Stated task:
Search the material below for the word "code". Copy every line that has it.

********************

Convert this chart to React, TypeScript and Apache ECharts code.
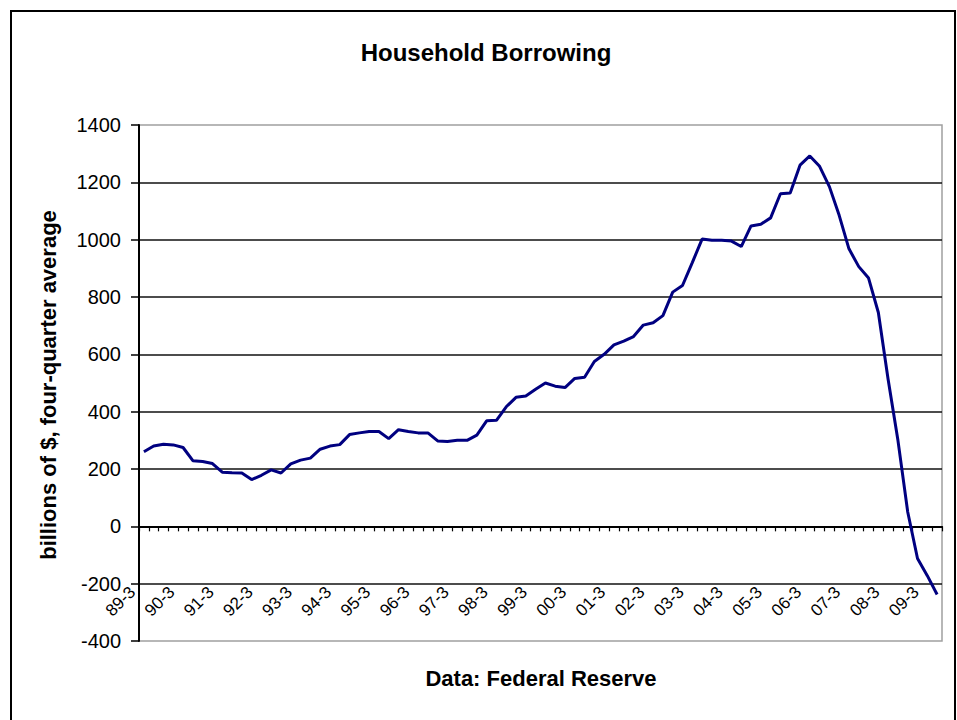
import React, { useEffect, useRef } from "react";
import * as echarts from "echarts";

// Quarterly categories 89-3 .. 09-4
const quarters: string[] = [];
for (let y = 1989; y <= 2009; y++) {
  for (let q = 1; q <= 4; q++) {
    if (y === 1989 && q < 3) continue;
    quarters.push(String(y % 100).padStart(2, "0") + "-" + q);
  }
}

const borrowing: number[] = [
  260, 280, 286, 284, 275, 229, 226, 219, 189, 187,
  186, 163, 178, 197, 186, 218, 231, 238, 269, 280,
  285, 320, 326, 331, 331, 306, 337, 331, 326, 326,
  298, 296, 300, 300, 318, 368, 370, 417, 450, 455,
  478, 500, 489, 484, 516, 520, 575, 600, 633, 646,
  662, 702, 710, 735, 817, 840, 920, 1002, 998, 998,
  995, 976, 1048, 1054, 1076, 1160, 1163, 1260, 1292, 1256,
  1185, 1085, 968, 906, 866, 746, 512, 300, 50, -112,
  -172, -238,
];

const titleText = "Household Borrowing";
const yAxisTitle = "billions of $, four-quarter average";
const sourceText = "Data: Federal Reserve";

const FONT = '"Liberation Sans", Arial, sans-serif';

export default function App() {
  const ref = useRef<HTMLDivElement>(null);
  useEffect(() => {
    if (!ref.current) return;
    const chart = echarts.init(ref.current, undefined, { renderer: "svg" });
    chart.setOption({
      animation: false,
      backgroundColor: "#fff",
      textStyle: { fontFamily: FONT },
      grid: {
        left: 139,
        top: 125,
        width: 803,
        height: 516,
        show: true,
        borderColor: "#a0a0a0",
        borderWidth: 1.5,
        backgroundColor: "transparent",
        containLabel: false,
        outerBoundsMode: "none",
      },
      xAxis: {
        type: "category",
        data: quarters,
        boundaryGap: true,
        axisLine: { onZero: true, lineStyle: { color: "#000", width: 2 } },
        axisTick: {
          show: true,
          interval: 0,
          inside: false,
          length: 5,
          lineStyle: { color: "#000", width: 1.2 },
        },
        axisLabel: {
          interval: 3,
          rotate: 45,
          margin: -63,
          padding: [0, 16, 0, 0],
          fontSize: 17,
          color: "#000",
          fontFamily: FONT,
        },
        splitLine: { show: false },
      },
      yAxis: {
        type: "value",
        min: -400,
        max: 1400,
        interval: 200,
        axisLine: { show: true, onZero: false, lineStyle: { color: "#000", width: 2 } },
        axisTick: { show: true, length: 8, lineStyle: { color: "#000", width: 1.5 } },
        axisLabel: {
          fontSize: 20,
          color: "#000",
          margin: 18,
          fontFamily: FONT,
          formatter: (v: number) => String(v),
        },
        splitLine: {
          show: true,
          showMinLine: false,
          showMaxLine: false,
          lineStyle: { color: "#111", width: 1.6 },
        },
      },
      series: [
        {
          type: "line",
          data: borrowing,
          smooth: false,
          symbol: "none",
          lineStyle: { color: "#000080", width: 3 },
          itemStyle: { color: "#000080" },
        },
      ],
      graphic: [
        {
          type: "rect",
          shape: { x: 11, y: 11, width: 944, height: 720 },
          style: { fill: "none", stroke: "#000", lineWidth: 2 },
          silent: true,
          z: 100,
        },
        {
          type: "text",
          x: 486,
          y: 52,
          style: {
            text: titleText,
            fontSize: 24,
            fontWeight: "bold",
            fontFamily: FONT,
            fill: "#000",
            textAlign: "center",
            textVerticalAlign: "middle",
          },
        },
        {
          type: "text",
          x: 48,
          y: 385,
          rotation: Math.PI / 2,
          style: {
            text: yAxisTitle,
            fontSize: 22,
            fontWeight: "bold",
            fontFamily: FONT,
            fill: "#000",
            textAlign: "center",
            textVerticalAlign: "middle",
          },
        },
        {
          type: "text",
          x: 541,
          y: 678,
          style: {
            text: sourceText,
            fontSize: 22,
            fontWeight: "bold",
            fontFamily: FONT,
            fill: "#000",
            textAlign: "center",
            textVerticalAlign: "middle",
          },
        },
      ],
    });
    return () => chart.dispose();
  }, []);
  return (
    <div
      ref={ref}
      style={{ position: "fixed", left: 0, top: 0, width: 957, height: 720 }}
    />
  );
}
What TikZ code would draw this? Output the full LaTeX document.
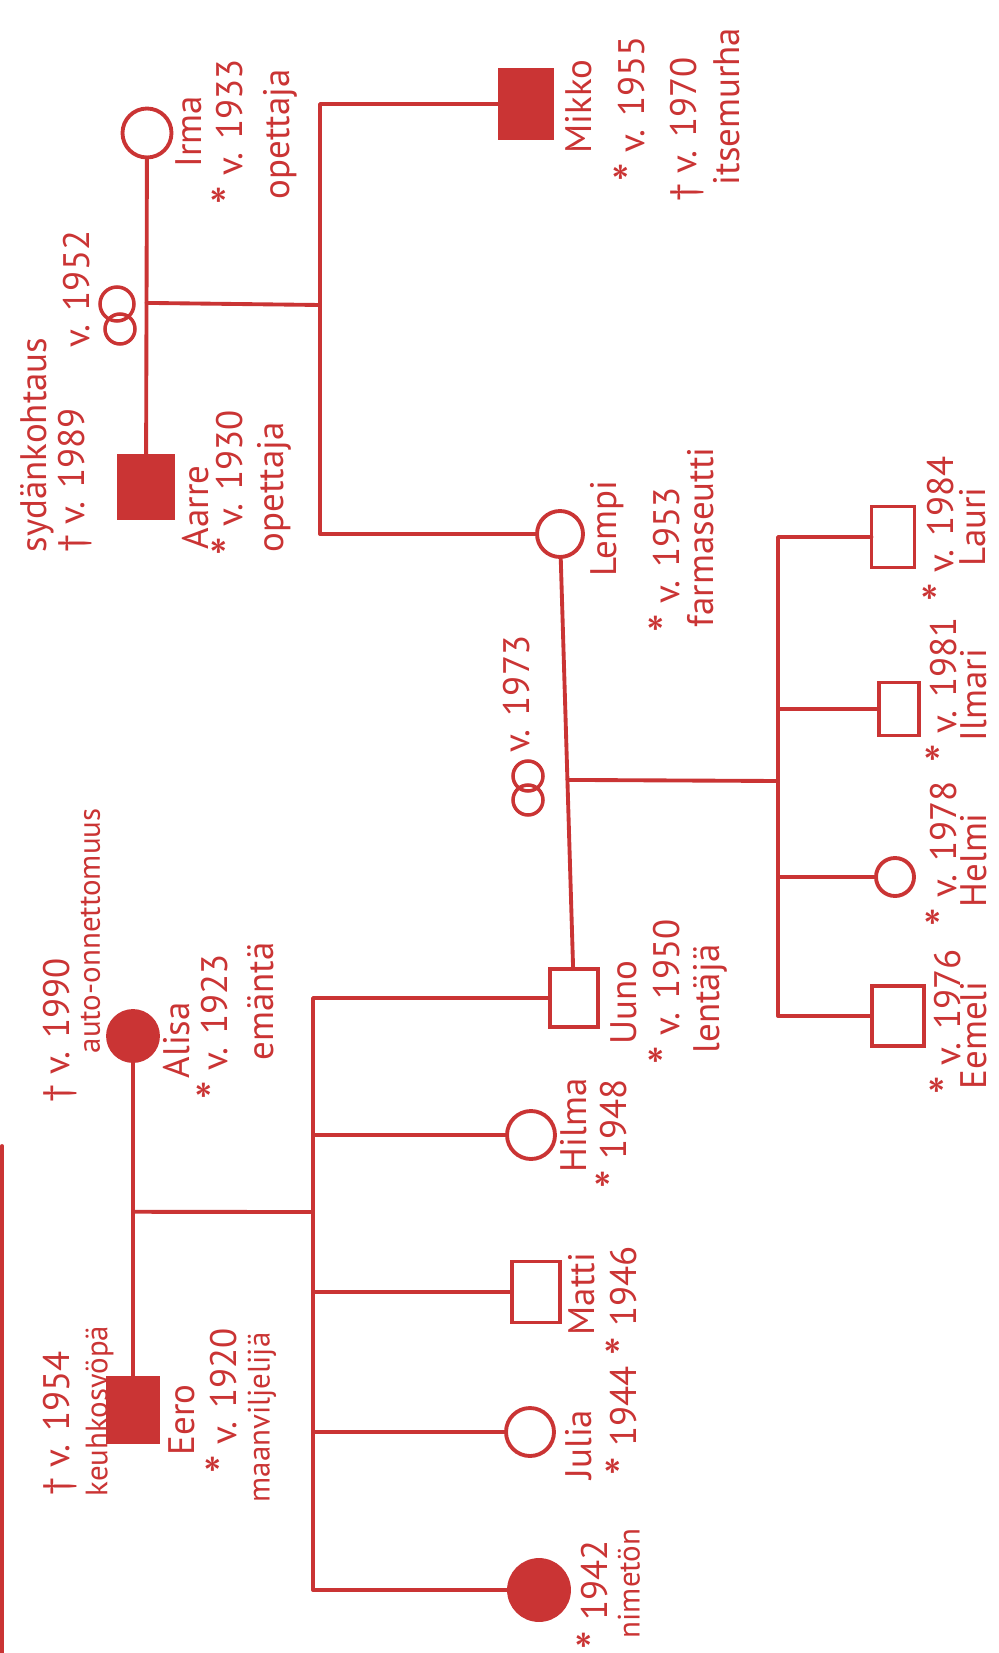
\documentclass[tikz,border=0pt]{standalone}
\usepackage{fontspec}
\setmainfont{PT Sans}
\usetikzlibrary{calc}
\definecolor{ink}{RGB}{202,52,52}
\newcommand{\bornStar}{\raisebox{-0.35ex}{\fontsize{15}{15}\selectfont *}}
\tikzstyle{edge}=[draw=ink, line width=1.1pt, line cap=round, line join=round]
\tikzstyle{maleV}=[rectangle, draw=ink, line width=1.1pt, minimum width=5mm, minimum height=6mm, inner sep=0pt, outer sep=0pt]
\tikzstyle{femaleV}=[circle, draw=ink, line width=1.1pt, minimum size=4.8mm, inner sep=0pt, outer sep=0pt]
\tikzstyle{deadV}=[fill=ink]
\tikzstyle{ringV}=[circle, draw=ink, line width=1pt, inner sep=0pt, outer sep=0pt]
\tikzstyle{txt}=[rotate=90, anchor=north west, inner sep=0pt, text=ink, font=\fontsize{10.5}{12}\selectfont]
\tikzstyle{txtS}=[txt, font=\fontsize{8.8}{10}\selectfont]

\begin{document}
\begin{tikzpicture}[x=0.1mm, y=-0.1mm]
      \useasboundingbox (0,0) rectangle (999,1653);
      % Aarre and Irma
      \node(irma) [femaleV, minimum size=4.9mm] at (147,133){};
      \node(aarre) [maleV, deadV, minimum width=5.5mm, minimum height=6.3mm] at (146,487){};
      \node(mikko) [maleV, deadV, minimum width=5.2mm, minimum height=6.8mm] at (526,104){};
      \node(lempi) [femaleV, minimum size=4.6mm] at (560,534){};
      \node(ring1a) [ringV, minimum size=3.4mm] at (117,304){};
      \node(ring1b) [ringV, minimum size=3.0mm] at (120,329){};
      % Eero and Alisa
      \node(alisa) [femaleV, deadV, minimum size=5mm] at (133,1036){};
      \node(eero) [maleV, deadV, minimum height=6.5mm] at (133,1410){};
      \node(uuno) [maleV, minimum width=4.8mm, minimum height=5.8mm] at (574,998){};
      \node(hilma) [femaleV] at (531,1135){};
      \node(matti) [maleV, minimum width=4.8mm, minimum height=6.1mm] at (536,1292){};
      \node(julia) [femaleV] at (530,1432){};
      \node(nimeton) [femaleV, deadV, minimum size=6mm] at (539,1590){};
      % Uuno and Lempi
      \node(ring2a) [ringV, minimum size=3.0mm] at (528,776){};
      \node(ring2b) [ringV, minimum size=3.0mm] at (528,800){};
      \node(lauri) [maleV, minimum width=4.3mm, minimum height=6.1mm] at (893,537){};
      \node(ilmari) [maleV, minimum width=4.0mm, minimum height=5.3mm] at (899,709){};
      \node(helmi) [femaleV, minimum size=3.8mm] at (895,877){};
      \node(eemeli) [maleV, minimum width=5.2mm, minimum height=6.0mm] at (898,1016){};

      \coordinate(m1) at ($(irma)!0.48!(aarre)$);
      \coordinate(b1) at (320,305);
      \coordinate(m2) at ($(alisa)!0.47!(eero)$);
      \coordinate(b2) at (313,1212);
      \coordinate(m3) at ($(lempi)!0.53!(uuno)$);
      \coordinate(b3) at (778,781);
      \coordinate(edgeTop) at (2,1146);
      \coordinate(edgeBot) at (2,1653);

      \draw[edge] (irma) to (aarre);
      \draw[edge] (m1) to (b1);
      \draw[edge] (mikko) -| (b1) |- (lempi);
      \draw[edge] (alisa) to (eero);
      \draw[edge] (m2) to (b2);
      \draw[edge] (uuno) -| (b2) |- (nimeton);
      \draw[edge] (b2 |- hilma) to (hilma);
      \draw[edge] (b2 |- matti) to (matti);
      \draw[edge] (b2 |- julia) to (julia);
      \draw[edge] (lempi) to (uuno);
      \draw[edge] (m3) to (b3);
      \draw[edge] (lauri) -| (b3) |- (eemeli);
      \draw[edge] (b3 |- ilmari) to (ilmari);
      \draw[edge] (b3 |- helmi) to (helmi);
      \draw[edge] (edgeTop) to (edgeBot);

      % texts, first generation
      \node(aarreCause) [txt] at (20,553){sydänkohtaus};
      \node(aarreDied) [txt] at (58,553){† v. 1989};
      \node(aarreName) [txt] at (182,550){Aarre};
      \node(aarreBorn) [txt] at (211,556){\bornStar\ v. 1930};
      \node(aarreJob) [txt] at (257,553){opettaja};
      \node(wed1) [txt] at (63,348){v. 1952};
      \node(irmaName) [txt] at (175,168){Irma};
      \node(irmaBorn) [txt] at (211,205){\bornStar\ v. 1933};
      \node(irmaJob) [txt] at (263,200){opettaja};
      \node(aliDied) [txt] at (43,1103){† v. 1990};
      \node(aliCause) [txtS] at (80,1054){auto-onnettomuus};
      \node(aliName) [txt] at (163,1079){Alisa};
      \node(aliBorn) [txt] at (196,1100){\bornStar\ v. 1923};
      \node(aliJob) [txt] at (247,1061){emäntä};
      \node(eeroDied) [txt] at (43,1496){† v. 1954};
      \node(eeroCause) [txtS] at (85,1497){keuhkosyöpä};
      \node(eeroName) [txt] at (168,1456){Eero};
      \node(eeroBorn) [txt] at (205,1474){\bornStar\ v. 1920};
      \node(eeroJob) [txtS] at (247,1503){maanviljelijä};
      % second generation
      \node(mikkoName) [txt] at (565,154){Mikko};
      \node(mikkoBorn) [txt] at (613,182){\bornStar\ v. 1955};
      \node(mikkoDied) [txt] at (670,202){† v. 1970};
      \node(mikkoCause) [txt] at (713,186){itsemurha};
      \node(lempiName) [txt] at (590,577){Lempi};
      \node(lempiBorn) [txt] at (648,633){\bornStar\ v. 1953};
      \node(lempiJob) [txt] at (687,628){farmaseutti};
      \node(wed2) [txt] at (503,753){v. 1973};
      \node(uunoName) [txt] at (610,1045){Uuno};
      \node(uunoBorn) [txt] at (648,1065){\bornStar\ v. 1950};
      \node(uunoJob) [txt] at (693,1054){lentäjä};
      \node(hilmaName) [txt] at (560,1173){Hilma};
      \node(hilmaBorn) [txt] at (595,1189){\bornStar\ 1948};
      \node(mattiName) [txt] at (568,1336){Matti};
      \node(mattiBorn) [txt] at (605,1356){\bornStar\ 1946};
      \node(juliaName) [txt] at (565,1480){Julia};
      \node(juliaBorn) [txt] at (605,1476){\bornStar\ 1944};
      \node(nimBorn) [txt] at (576,1650){\bornStar\ 1942};
      \node(nimName) [txtS] at (617,1639){nimetön};
      % third generation
      \node(lauriBorn) [txt] at (922,602){\bornStar\ v. 1984};
      \node(lauriName) [txt] at (959,567){Lauri};
      \node(ilmariBorn) [txt] at (925,763){\bornStar\ v. 1981};
      \node(ilmariName) [txt] at (960,742){Ilmari};
      \node(helmiBorn) [txt] at (925,927){\bornStar\ v. 1978};
      \node(helmiName) [txt] at (960,908){Helmi};
      \node(eemeliBorn) [txt] at (929,1095){\bornStar\ v. 1976};
      \node(eemeliName) [txt] at (960,1090){Eemeli};
\end{tikzpicture}
\end{document}
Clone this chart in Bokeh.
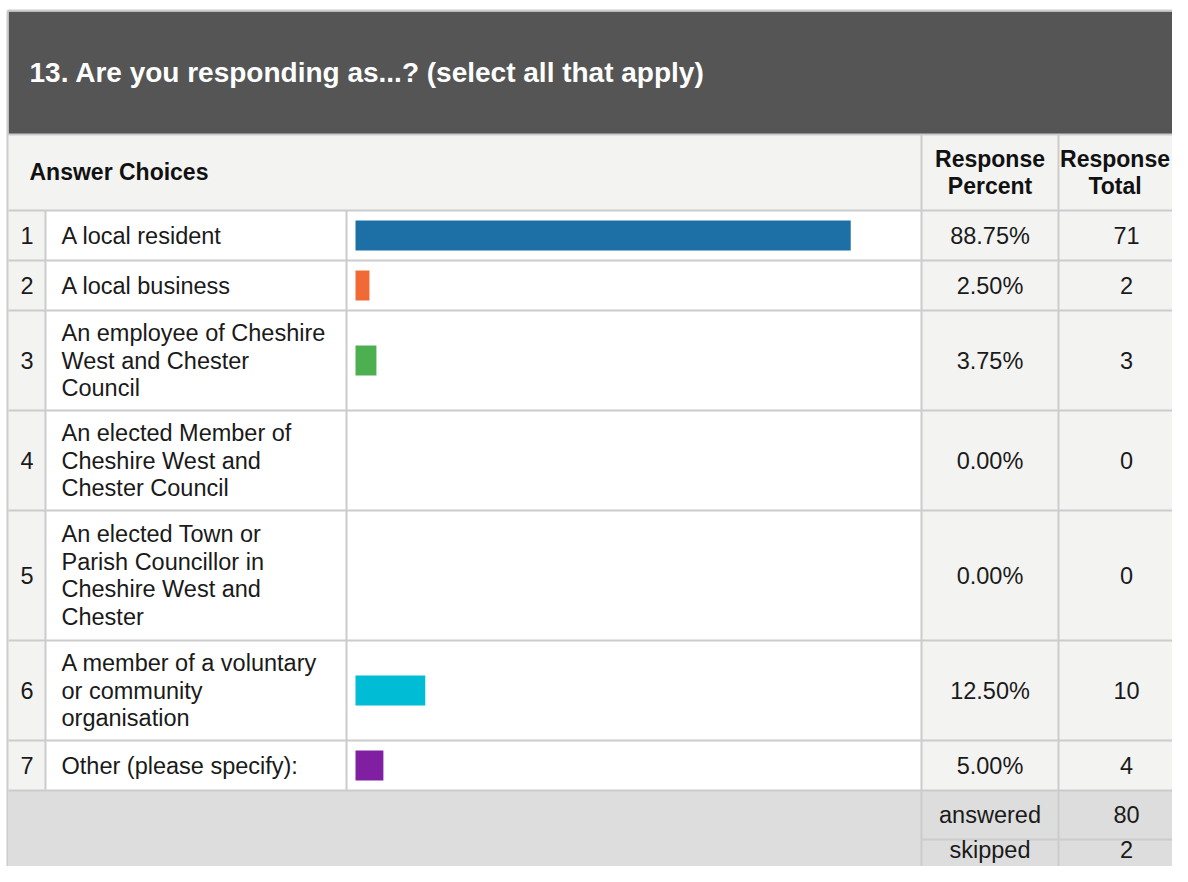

********************

Result of the exercise:
Convert this chart to React, TypeScript and Apache ECharts code.
What TikZ code would draw this? Output the full LaTeX document.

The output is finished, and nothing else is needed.